Agenda Item #26: Library Mixed-Use Project Updated Site Program and Design
I attended a most remarkable session last Friday, facilitated by Abe Jayson of Jayson Architects, in which he proceeded to lay out a pretty good vision of what a downtown library might be like: a grand reading room surrounded by tall windows; a green roof; building materials that reflected the color and texture of the cliffs jutting out towards the ocean on the city’s Westside; a daycare center; and lots of public meeting rooms and spaces for young adults. What’s not to like? It would have been a remarkably cheery and visionary meeting except for any real opportunity for public input and critique. In essence, it was the currently acceptable political vision of the Santa Cruz Economic Development Department (EDD). The session totally reminded me of one of these telephone push polls you might have received right before an election. You are asked questions that basically confirm the views of those who paid for the poll. In this case, with Architect Jayson conducting and EDD’s Bonnie Lipscomb at first violin, there were only two questions to be addressed by the two breakout session groups, which would not be recorded, but Abe’s presentation can be seen on the city web site. Those questions were: 1) What did you like about the design presented today? and 2) How did the design differ from your expectations, good or bad? Could you honestly create any narrower of criteria in which to critique what could be the largest publicly funded undertaking in the history of Santa Cruz?
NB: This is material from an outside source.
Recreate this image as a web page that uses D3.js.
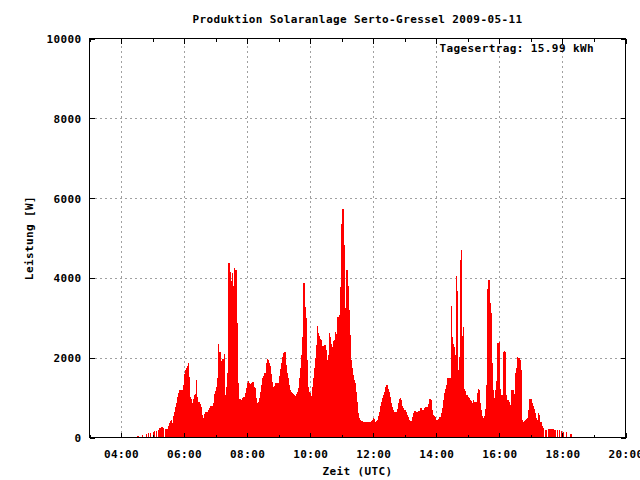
<!DOCTYPE html>
<html>
<head>
<meta charset="utf-8">
<script src="https://cdn.jsdelivr.net/npm/d3@7"></script>
<style>
  html, body { margin: 0; padding: 0; background: #fff; }
  svg { display: block; }
  text { font-family: "DejaVu Sans Mono", "Liberation Mono", monospace; font-weight: bold; fill: #000; }
</style>
</head>
<body>
<svg id="chart" width="640" height="480"></svg>
<script>
// ---- data ----
const titleText = "Produktion Solaranlage Serto-Gressel 2009-05-11";
const yieldText = "Tagesertrag: 15.99 kWh";
const xLabel = "Zeit (UTC)";
const yLabel = "Leistung [W]";
const day = "2009-05-11";
const startTime = "04:32";      // first sample
const stepMinutes = 2;          // sampling interval
const xRange = ["03:00", "20:00"];
const yTicks = [0, 2000, 4000, 6000, 8000, 10000];

// power readings [W], one every 2 minutes starting 04:32 UTC
const power = [
  40, 0, 0, 0, 60, 0, 0, 0, 90, 0,
  110, 0, 110, 0, 0, 140, 160, 0, 170, 0,
  200, 230, 230, 260, 240, 0, 210, 210, 220, 300,
  370, 410, 440, 370, 540, 630, 770, 870, 1020, 1120,
  1190, 1170, 1190, 1320, 1580, 1690, 1730, 1800, 1870, 1520,
  1020, 960, 860, 960, 1070, 1080, 1440, 1020, 900, 840,
  770, 560, 480, 600, 650, 650, 630, 690, 730, 790,
  790, 790, 870, 1080, 1160, 1270, 1500, 2340, 2150, 1770,
  1920, 1960, 2090, 1070, 1270, 1610, 4380, 4380, 4150, 3930,
  4130, 3800, 4240, 4200, 4200, 2860, 1360, 960, 910, 940,
  980, 1020, 1110, 1230, 1360, 1420, 1370, 1340, 1360, 1400,
  1380, 1270, 1230, 980, 860, 880, 980, 1150, 1320, 1480,
  1540, 1610, 1860, 1960, 1930, 1860, 1780, 1590, 1400, 1270,
  1290, 1370, 1370, 1370, 1370, 1540, 1710, 1860, 2030, 2110,
  2150, 1820, 1610, 1480, 1320, 1190, 1150, 1120, 1090, 1070,
  1040, 1080, 1150, 1250, 1480, 1750, 2070, 2530, 3880, 3280,
  3000, 1940, 1270, 1150, 1120, 1040, 1270, 1480, 1730, 1980,
  2320, 2790, 2630, 2540, 2480, 2440, 2290, 2280, 2310, 2190,
  1930, 2070, 2630, 2510, 2340, 2280, 2430, 2440, 2650, 2590,
  3030, 3010, 3070, 3780, 5350, 5720, 4820, 3240, 3190, 4210,
  3800, 3190, 2570, 1940, 1730, 1570, 1440, 1370, 1150, 900,
  620, 480, 440, 410, 420, 400, 400, 380, 360, 380,
  400, 400, 410, 440, 480, 460, 400, 410, 440, 540,
  650, 790, 900, 980, 1070, 1150, 1270, 1310, 1220, 1150,
  1020, 860, 770, 690, 640, 640, 640, 710, 860, 960,
  980, 940, 790, 730, 690, 650, 560, 510, 440, 420,
  420, 510, 610, 660, 660, 650, 650, 670, 670, 730,
  730, 700, 680, 750, 760, 760, 770, 840, 960, 940,
  690, 560, 540, 510, 440, 440, 460, 510, 520, 610,
  750, 940, 1110, 1210, 1320, 1480, 1500, 1500, 3290, 2510,
  2340, 2280, 2070, 4050, 3680, 1680, 2030, 4460, 4710, 2540,
  2780, 1210, 1170, 1070, 1010, 980, 940, 910, 860, 940,
  900, 880, 880, 1110, 1220, 1190, 870, 690, 540, 480,
  540, 710, 1320, 3710, 3950, 3360, 3110, 1870, 1200, 980,
  1190, 1420, 2380, 2360, 2400, 1210, 1070, 1070, 2150, 2180,
  2150, 1070, 940, 900, 810, 790, 1190, 1190, 1090, 1620,
  1730, 2030, 2000, 2000, 1940, 1690, 440, 400, 420, 440,
  460, 480, 690, 960, 960, 860, 800, 710, 610, 480,
  440, 610, 560, 400, 400, 290, 230, 0, 190, 190,
  0, 210, 210, 0, 210, 210, 190, 190, 0, 190,
  0, 190, 0, 160, 0, 150, 0, 0, 130, 0,
  0, 0, 90
];

// ---- helpers ----
const parseT = s => new Date(`${day}T${s}:00Z`);
const t0 = parseT(startTime);
const samples = power.map((v, i) => ({ t: new Date(t0.getTime() + i * stepMinutes * 60000), v }));

// ---- layout ----
const L = 89.5, R = 625.5, T = 38.5, B = 437.5;
const svg = d3.select("#chart");

const x = d3.scaleUtc().domain(xRange.map(parseT)).range([L, R]);
const y = d3.scaleLinear().domain([0, 10000]).range([B, T]);

const fmt = d3.utcFormat("%H:%M");
const majorX = x.ticks(d3.utcHour.every(2));
const minorX = x.ticks(d3.utcHour.every(1));

// grid
const grid = svg.append("g").attr("stroke", "#a0a0a0").attr("stroke-width", 1)
  .attr("stroke-dasharray", "2,3").attr("shape-rendering", "crispEdges");
grid.selectAll("line.gx").data(majorX.filter(d => x(d) > L + 1 && x(d) < R - 1)).join("line")
  .attr("x1", d => Math.round(x(d)) + 0.5).attr("x2", d => Math.round(x(d)) + 0.5)
  .attr("y1", B).attr("y2", T);
grid.selectAll("line.gy").data(yTicks.filter(d => d > 0 && d < 10000)).join("line")
  .attr("y1", d => Math.round(y(d)) + 0.5).attr("y2", d => Math.round(y(d)) + 0.5)
  .attr("x1", L).attr("x2", R);

// bars (impulses)
const stepPx = x(new Date(t0.getTime() + stepMinutes * 60000)) - x(t0);
svg.append("g").attr("fill", "#ff0000").attr("shape-rendering", "crispEdges")
  .selectAll("rect").data(samples.filter(d => d.v > 0)).join("rect")
  .attr("x", d => x(d.t) - stepPx / 2)
  .attr("width", stepPx + 0.2)
  .attr("y", d => y(d.v))
  .attr("height", d => y(0) - y(d.v));

// axes
const axisStyle = g => {
  g.select(".domain").remove();
  g.selectAll("line").attr("stroke", "#000").attr("shape-rendering", "crispEdges");
  g.selectAll("text").style("font-size", "11px").style("letter-spacing", "0.4px")
    .style("font-family", '"DejaVu Sans Mono", monospace').style("font-weight", "bold").attr("fill", "#000");
};

// bottom
svg.append("g").attr("transform", `translate(0,${B})`)
  .call(d3.axisBottom(x).tickValues(minorX).tickSize(-3).tickSizeOuter(0).tickFormat(""))
  .call(axisStyle);
svg.append("g").attr("transform", `translate(0,${B})`)
  .call(d3.axisBottom(x).tickValues(majorX).tickSize(-5).tickSizeOuter(0).tickFormat(fmt))
  .call(axisStyle)
  .call(g => g.selectAll("text").attr("y", 20).attr("dy", 0));
// top mirror
svg.append("g").attr("transform", `translate(0,${T})`)
  .call(d3.axisTop(x).tickValues(minorX).tickSize(-3).tickSizeOuter(0).tickFormat(""))
  .call(axisStyle);
svg.append("g").attr("transform", `translate(0,${T})`)
  .call(d3.axisTop(x).tickValues(majorX).tickSize(-5).tickSizeOuter(0).tickFormat(""))
  .call(axisStyle);
// left
svg.append("g").attr("transform", `translate(${L},0)`)
  .call(d3.axisLeft(y).tickValues(yTicks).tickSize(-5).tickSizeOuter(0).tickFormat(d3.format("d")))
  .call(axisStyle)
  .call(g => g.selectAll("text").attr("x", -8).attr("dy", "0.36em"));
// right mirror
svg.append("g").attr("transform", `translate(${R},0)`)
  .call(d3.axisRight(y).tickValues(yTicks).tickSize(-5).tickSizeOuter(0).tickFormat(""))
  .call(axisStyle);

// border
svg.append("rect").attr("x", L).attr("y", T).attr("width", R - L).attr("height", B - T)
  .attr("fill", "none").attr("stroke", "#000").attr("stroke-width", 1).attr("shape-rendering", "crispEdges");

// texts
const txt = (s, xx, yy, anchor) => svg.append("text").attr("x", xx).attr("y", yy)
  .attr("text-anchor", anchor).style("font-size", "11px").style("letter-spacing", "0.4px").text(s);
txt(titleText, (L + R) / 2, 23, "middle");
txt(yieldText, 594, 52, "end");
txt(xLabel, (L + R) / 2, 475, "middle");
svg.append("text").attr("transform", `translate(33,${(T + B) / 2}) rotate(-90)`)
  .attr("text-anchor", "middle").style("font-size", "11px").style("letter-spacing", "0.4px").text(yLabel);
</script>
</body>
</html>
Meeting Analysis: It was and incredibly partisan affair. The group of 24 included in the 3pm session seemed to love the current design, as I did, but I argued with no response from Abe, that it all could be done at the current Church Street site, and I would be in favor of it. But what is ripping this community apart is moving the Farmer’s Market, cutting down the 10 heritage trees, and building an unnecessary five-story parking garage. I was politely tolerated by group members, but my questions were never addressed.
Outcome: It is an all-hands-on-deck political battle now being waged, but by who? City bureaucrats? The Chamber of Commerce? A small group of current and former librarians who mean well? Affordable housing advocates? Versus whom…? Open space supporters? Environmental reuse proponents? Farmer’s market defenders? Affordable housing advocates? In my 36 years of political engagement in Surf City, I’ve seen very few battles as heated as this one. (Okay, perhaps the rail with trail vs. trail-only debate tops it and it’s likely headed for a June ballot decision.)
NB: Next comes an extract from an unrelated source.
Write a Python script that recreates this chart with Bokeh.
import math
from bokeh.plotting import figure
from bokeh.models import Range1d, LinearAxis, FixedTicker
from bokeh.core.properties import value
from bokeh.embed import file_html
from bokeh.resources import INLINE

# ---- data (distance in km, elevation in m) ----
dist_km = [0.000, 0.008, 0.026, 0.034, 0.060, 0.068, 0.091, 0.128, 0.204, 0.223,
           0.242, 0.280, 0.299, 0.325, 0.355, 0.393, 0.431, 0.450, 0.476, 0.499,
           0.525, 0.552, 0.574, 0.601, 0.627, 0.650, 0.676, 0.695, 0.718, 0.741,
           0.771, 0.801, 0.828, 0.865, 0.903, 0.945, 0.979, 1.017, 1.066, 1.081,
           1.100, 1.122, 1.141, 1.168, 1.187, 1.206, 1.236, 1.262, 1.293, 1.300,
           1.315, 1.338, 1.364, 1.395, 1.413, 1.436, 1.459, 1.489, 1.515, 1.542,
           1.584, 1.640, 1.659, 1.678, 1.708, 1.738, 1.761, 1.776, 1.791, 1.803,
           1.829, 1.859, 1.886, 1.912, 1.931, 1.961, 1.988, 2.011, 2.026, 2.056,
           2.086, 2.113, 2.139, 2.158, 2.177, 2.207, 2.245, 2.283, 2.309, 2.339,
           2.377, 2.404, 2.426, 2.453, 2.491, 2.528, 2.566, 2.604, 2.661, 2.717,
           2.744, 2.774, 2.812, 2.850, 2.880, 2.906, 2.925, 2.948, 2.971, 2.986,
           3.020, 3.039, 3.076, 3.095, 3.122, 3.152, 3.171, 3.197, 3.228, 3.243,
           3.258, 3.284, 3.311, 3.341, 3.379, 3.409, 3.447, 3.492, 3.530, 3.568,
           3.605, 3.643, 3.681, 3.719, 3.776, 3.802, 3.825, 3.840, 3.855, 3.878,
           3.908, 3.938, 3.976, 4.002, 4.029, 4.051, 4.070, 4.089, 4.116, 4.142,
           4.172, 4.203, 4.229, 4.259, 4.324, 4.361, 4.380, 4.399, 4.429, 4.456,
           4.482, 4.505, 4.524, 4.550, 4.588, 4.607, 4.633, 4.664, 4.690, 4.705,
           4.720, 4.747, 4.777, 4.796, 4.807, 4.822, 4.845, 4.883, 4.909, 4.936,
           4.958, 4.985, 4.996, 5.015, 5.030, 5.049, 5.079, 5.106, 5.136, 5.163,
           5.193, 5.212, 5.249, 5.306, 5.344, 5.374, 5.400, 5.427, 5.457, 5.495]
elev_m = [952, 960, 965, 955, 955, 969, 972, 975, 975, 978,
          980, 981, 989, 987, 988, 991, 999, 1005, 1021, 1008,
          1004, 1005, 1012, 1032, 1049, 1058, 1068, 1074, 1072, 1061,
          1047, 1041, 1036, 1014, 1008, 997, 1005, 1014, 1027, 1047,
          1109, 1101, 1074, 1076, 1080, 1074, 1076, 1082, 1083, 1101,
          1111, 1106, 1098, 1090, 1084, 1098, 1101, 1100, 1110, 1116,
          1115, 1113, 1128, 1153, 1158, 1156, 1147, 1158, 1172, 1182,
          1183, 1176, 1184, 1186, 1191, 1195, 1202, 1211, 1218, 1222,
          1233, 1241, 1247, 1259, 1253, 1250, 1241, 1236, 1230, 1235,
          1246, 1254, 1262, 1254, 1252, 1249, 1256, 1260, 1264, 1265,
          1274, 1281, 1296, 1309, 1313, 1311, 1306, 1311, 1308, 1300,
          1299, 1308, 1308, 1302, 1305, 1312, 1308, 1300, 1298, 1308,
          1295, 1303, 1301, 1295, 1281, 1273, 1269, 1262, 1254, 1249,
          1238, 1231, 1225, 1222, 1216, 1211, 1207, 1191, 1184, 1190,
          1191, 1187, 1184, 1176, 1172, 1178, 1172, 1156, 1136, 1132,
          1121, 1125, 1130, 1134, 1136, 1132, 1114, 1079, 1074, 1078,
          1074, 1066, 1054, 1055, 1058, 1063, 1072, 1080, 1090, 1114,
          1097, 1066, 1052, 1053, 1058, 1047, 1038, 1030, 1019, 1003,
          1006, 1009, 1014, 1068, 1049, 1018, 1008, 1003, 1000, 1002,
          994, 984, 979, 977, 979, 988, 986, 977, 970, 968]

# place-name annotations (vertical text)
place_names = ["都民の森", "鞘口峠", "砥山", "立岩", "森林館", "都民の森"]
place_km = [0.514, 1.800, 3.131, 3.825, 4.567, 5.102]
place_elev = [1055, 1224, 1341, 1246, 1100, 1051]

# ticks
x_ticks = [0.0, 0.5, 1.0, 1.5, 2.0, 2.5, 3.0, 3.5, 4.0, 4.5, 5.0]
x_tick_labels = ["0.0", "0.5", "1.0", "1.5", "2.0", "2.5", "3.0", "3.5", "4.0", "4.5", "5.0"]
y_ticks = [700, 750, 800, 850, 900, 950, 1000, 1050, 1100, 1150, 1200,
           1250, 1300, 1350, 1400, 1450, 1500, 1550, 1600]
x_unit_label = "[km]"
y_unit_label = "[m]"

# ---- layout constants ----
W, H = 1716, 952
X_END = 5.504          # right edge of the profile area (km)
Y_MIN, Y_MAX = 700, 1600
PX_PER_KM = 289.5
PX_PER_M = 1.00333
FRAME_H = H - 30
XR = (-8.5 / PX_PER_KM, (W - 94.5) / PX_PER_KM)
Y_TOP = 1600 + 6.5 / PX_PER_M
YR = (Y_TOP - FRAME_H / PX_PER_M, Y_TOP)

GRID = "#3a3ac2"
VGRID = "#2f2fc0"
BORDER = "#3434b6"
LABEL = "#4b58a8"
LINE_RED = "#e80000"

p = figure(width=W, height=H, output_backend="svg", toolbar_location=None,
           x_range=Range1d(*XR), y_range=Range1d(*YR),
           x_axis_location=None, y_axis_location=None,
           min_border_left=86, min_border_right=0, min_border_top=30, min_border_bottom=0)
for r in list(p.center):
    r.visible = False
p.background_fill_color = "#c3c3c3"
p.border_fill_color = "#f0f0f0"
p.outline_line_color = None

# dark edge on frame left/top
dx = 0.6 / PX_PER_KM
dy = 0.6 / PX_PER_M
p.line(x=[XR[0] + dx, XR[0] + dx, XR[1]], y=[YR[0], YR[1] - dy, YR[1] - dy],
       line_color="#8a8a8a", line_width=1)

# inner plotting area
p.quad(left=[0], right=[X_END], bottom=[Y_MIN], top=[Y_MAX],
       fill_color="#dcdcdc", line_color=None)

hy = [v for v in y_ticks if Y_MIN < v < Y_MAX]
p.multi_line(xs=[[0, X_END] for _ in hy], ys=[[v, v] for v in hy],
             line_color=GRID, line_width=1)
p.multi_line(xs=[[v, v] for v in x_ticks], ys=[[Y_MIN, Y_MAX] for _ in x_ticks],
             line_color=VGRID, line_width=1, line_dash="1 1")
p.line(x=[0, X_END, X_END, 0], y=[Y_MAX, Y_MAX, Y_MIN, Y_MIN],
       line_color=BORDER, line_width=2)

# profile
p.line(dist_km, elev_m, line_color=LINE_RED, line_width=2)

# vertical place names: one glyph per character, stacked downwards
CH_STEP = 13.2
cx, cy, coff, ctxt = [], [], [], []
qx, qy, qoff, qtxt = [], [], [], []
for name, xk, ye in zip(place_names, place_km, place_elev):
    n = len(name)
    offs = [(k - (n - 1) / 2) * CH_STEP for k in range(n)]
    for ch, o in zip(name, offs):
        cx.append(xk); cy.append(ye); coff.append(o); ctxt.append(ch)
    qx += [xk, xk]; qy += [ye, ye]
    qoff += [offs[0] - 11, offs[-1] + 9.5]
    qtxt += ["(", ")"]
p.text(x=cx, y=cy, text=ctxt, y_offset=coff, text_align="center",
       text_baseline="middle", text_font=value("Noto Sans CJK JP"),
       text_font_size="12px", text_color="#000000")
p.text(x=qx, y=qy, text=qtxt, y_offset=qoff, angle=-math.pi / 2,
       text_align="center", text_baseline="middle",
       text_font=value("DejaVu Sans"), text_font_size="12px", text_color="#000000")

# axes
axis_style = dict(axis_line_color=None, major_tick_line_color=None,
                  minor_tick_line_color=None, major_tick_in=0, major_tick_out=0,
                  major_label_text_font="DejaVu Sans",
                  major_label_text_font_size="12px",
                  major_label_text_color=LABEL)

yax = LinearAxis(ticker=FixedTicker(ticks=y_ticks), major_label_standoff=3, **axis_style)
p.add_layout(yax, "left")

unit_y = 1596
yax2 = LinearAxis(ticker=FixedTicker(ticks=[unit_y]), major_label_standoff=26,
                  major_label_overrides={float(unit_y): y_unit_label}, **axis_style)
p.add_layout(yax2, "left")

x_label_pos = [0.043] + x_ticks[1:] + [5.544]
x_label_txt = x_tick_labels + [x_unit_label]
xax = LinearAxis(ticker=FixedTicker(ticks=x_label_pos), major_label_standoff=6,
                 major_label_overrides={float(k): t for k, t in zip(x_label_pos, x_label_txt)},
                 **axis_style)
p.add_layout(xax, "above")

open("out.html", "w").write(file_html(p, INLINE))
The Grassroots to the Rescue
If the Our Downtown, Our Future group that organized the ballot petition effort now underway had as many highly-paid consultants to present data, participate in breakout sessions, and pay for public polling then it might easily win this sharp political elbow struggle. Maybe even hands-down. But it doesn’t have those kinds of resources. What it has is people-power, and people-power is what has won every worthwhile struggle in Santa Cruz from Lighthouse Field to Wilder Ranch to the Del Mar Theatre and the Tannery Arts Center. One conversation at a time, relentless, persistent, and consistent…that is how this type of bare-knuckle politics is usually played out here. The good news is that very few people outside of the city bureaucracy, and these three focus groups of 75, have ever even heard much of this discussion. The field is open. As the EDD machine cranks up and seeks to head off meaningful community debate by jamming agenda items through the city council, the people-power ballot initiative process is just getting started. Go out, get some signatures and see what your neighbors are doing.
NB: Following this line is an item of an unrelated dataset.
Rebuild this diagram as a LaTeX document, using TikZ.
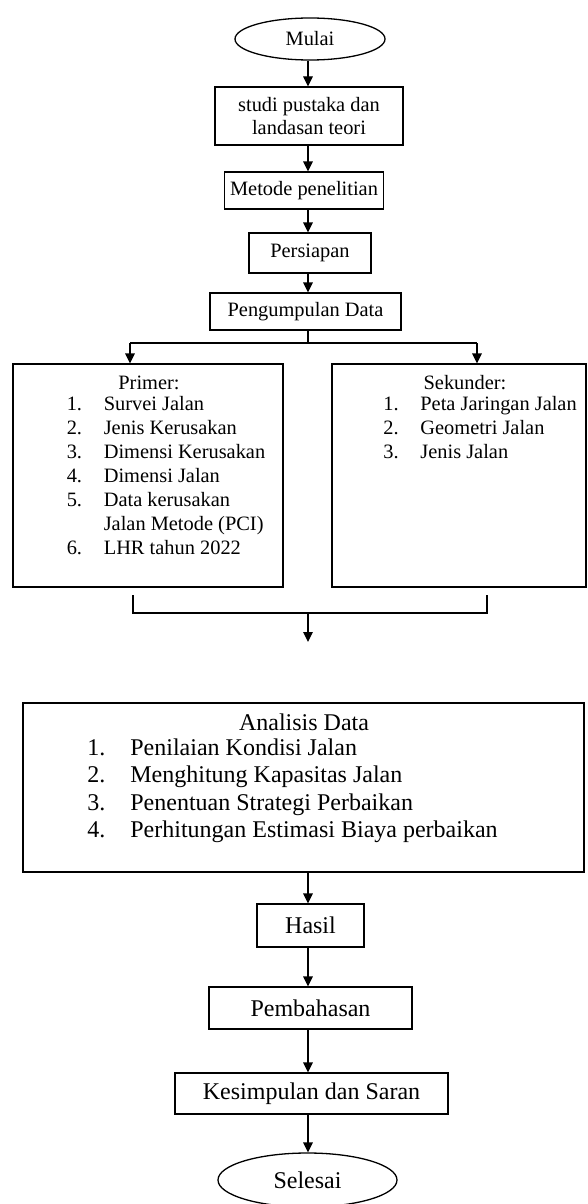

Again, the city council agenda is packed with important issues this week (Dec. 14 meeting) and I urge you to go here to review them. The other item I must point out is #13 on the Consent Agenda, the “Green Economy Resolution.” Since we are living through a climate crisis, and this agenda item seems to offer little in terms of armoring, protecting, and mitigating Santa Cruz in the face of a warming planet, except maybe for applying for grants and “identifying “development measures,” I wrote the following letter to the city’s former Climate Action Coordinator. (I hear she was moved to the assistant to the assistant city manager position)
Dear Climate Action Coordinator,
Just reading your report and thinking about the library-garage meeting I attended via zoom on Friday. I am struck by the irony of building a parking garage under the guise of explaining it away with a seeming throw-away line like, “we are consolidating the surface parking lots” into that garage. I know your job has changed recently, but it is up to the climate coordinator, and really all concerned city employees, to let the council know this future they are planning is being built like a house of cards when it comes to real climate mitigation. Seems to me that none of what you have written in the report is being followed in the current march toward constructing a new library building and placing it next to a carbon emitting 5-story garage (I’m thinking of the tons of cement that will have to be poured to build it). The canary actually needs to escape the coal mine, bury the old fixes, and tell the council the enormous number of possibilities that lie in that “no carbon” future.
You wrote in your report, (item #13, Green Economy): “From these efforts the City of Santa Cruz has developed a broad, working definition of the green economy as one which is low to no carbon, resource-efficient and socially inclusive, encompassing jobs related to environmental quality and resource protection. These jobs may include but are not limited to clean renewable energy, public transportation, waste management and recycling, ecotourism, sustainable agriculture, urban forestry, land conservation and remediation, and environmental monitoring.”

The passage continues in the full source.